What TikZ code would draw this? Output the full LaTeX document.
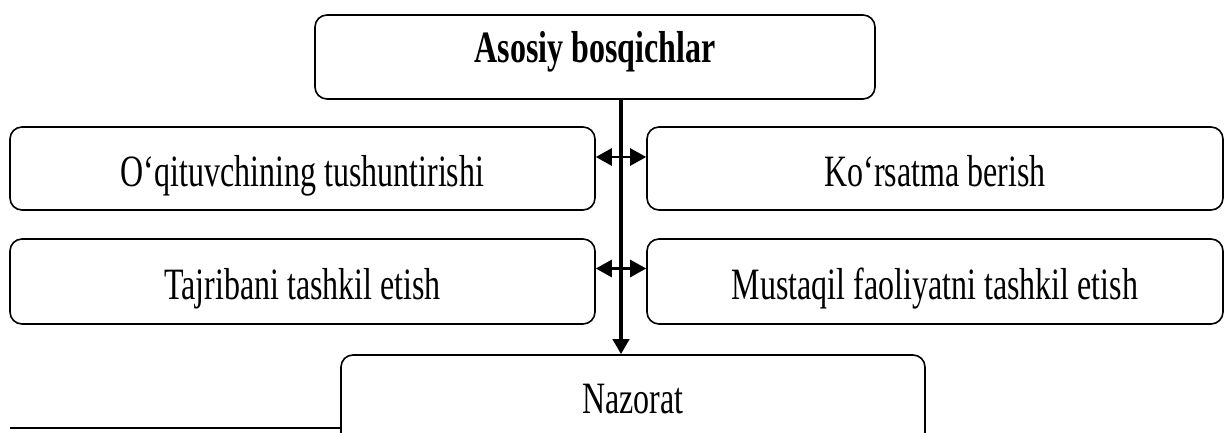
\documentclass[tikz,border=0pt]{standalone}
\usepackage{fontspec}
\usepackage{graphicx}
\setmainfont{Liberation Serif}
\usetikzlibrary{arrows.meta}
\newcommand{\vstr}[1]{\scalebox{1}[1.4]{#1}}
\begin{document}
\begin{tikzpicture}[x=1pt,y=-1pt,
  box/.style={draw, line width=1.6pt, rounded corners=12pt, inner sep=0pt,
    font=\fontsize{32}{36}\selectfont, text depth=0pt, text height=35pt},
  trunk/.style={line width=4pt, -{Triangle[length=15pt,width=16pt]}},
  twoway/.style={line width=2.6pt, {Triangle[length=16pt,width=17pt]}-{Triangle[length=16pt,width=17pt]}},
  rule/.style={line width=1.8pt}]
\clip (0,0) rectangle (1224,432);
\fill[white] (0,0) rectangle (1224,432);
\node[box, minimum width=560pt, minimum height=84pt, font=\fontsize{32}{36}\selectfont\bfseries, text height=10pt] (top) at (595,57) {\vstr{Asosiy bosqichlar}};
\node[box, minimum width=585pt, minimum height=83pt] (l1) at (302.5,168.5) {\vstr{O‘qituvchining tushuntirishi}};
\node[box, minimum width=576pt, minimum height=83pt] (r1) at (935,168.5) {\vstr{Ko‘rsatma berish}};
\node[box, minimum width=585pt, minimum height=85pt] (l2) at (302.5,281.5) {\vstr{Tajribani tashkil etish}};
\node[box, minimum width=576pt, minimum height=85pt] (r2) at (935,281.5) {\vstr{Mustaqil faoliyatni tashkil etish}};
\node[box, minimum width=584pt, minimum height=90pt, text height=26pt] (naz) at (633,400) {\vstr{Nazorat}};
\coordinate (vx) at (621,0);
\coordinate (hl) at (10,428);
\draw[trunk] (top.south -| vx) -- (naz.north -| vx);
\draw[twoway] ([yshift=11.5pt]l1.east) -- ([yshift=11.5pt]r1.west);
\draw[twoway] ([yshift=13pt]l2.east) -- ([yshift=13pt]r2.west);
\draw[rule] (hl) -- (naz.west |- hl);
\end{tikzpicture}
\end{document}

* * * * * * *

> [WHAT IS EXPECTED] Pull every line containing "draw" out of the data above.

> [RESULT]
What TikZ code would draw this? Output the full LaTeX document.
  box/.style={draw, line width=1.6pt, rounded corners=12pt, inner sep=0pt,
\draw[trunk] (top.south -| vx) -- (naz.north -| vx);
\draw[twoway] ([yshift=11.5pt]l1.east) -- ([yshift=11.5pt]r1.west);
\draw[twoway] ([yshift=13pt]l2.east) -- ([yshift=13pt]r2.west);
\draw[rule] (hl) -- (naz.west |- hl);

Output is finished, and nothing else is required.